Zelaya accused the interim government on Thursday of sending troops to his property in the central province of Olancho to head off any bid by him to come home.
The ousted president, a logging magnate who was elected in 2005 and was due to leave power in 2010, has repeated almost daily since the coup that he intends to return home "any day".
But he had said Saturday's talks would be the last chance for the interim president who replaced him in the coup, Roberto Micheletti, to hand power back to him.
Micheletti, installed by Honduras' Congress after Zelaya's ouster, has so far ruled out any possibility of his return to office.

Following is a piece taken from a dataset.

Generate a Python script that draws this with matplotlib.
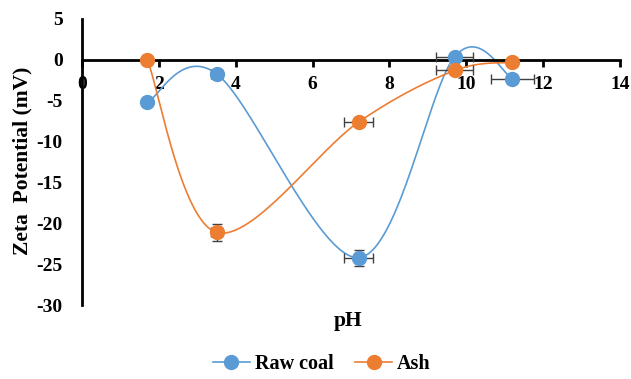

"We'll see what the coup leaders do. This is a country where almost all the roads are blocked, the country's paralyzed, it's an ungovernable country," Chavez said on Friday.
The Venezuelan leader has dismissed the mediation talks in Costa Rica as "dead before they started," and has accused the United States of being behind the coup that toppled his ally Zelaya -- a charge denied by Washington.
U.S. President Barack Obama's administration, which has strongly condemned Zelaya's ouster, has urged the rival sides in the crisis to give the talks mediated by Arias a chance.
"We certainly think that all countries in the region should play a constructive role and no country in the region should encourage any action that would potentially increase the risk of violence either in Honduras or in surrounding countries," State Department spokesman P.J. Crowley told reporters in Washington, when asked about Zelaya's reported plan to return home, without naming Chavez.
"That is why we support ultimately a peaceful negotiated solution. This is not something that the United States is going to impose," he added.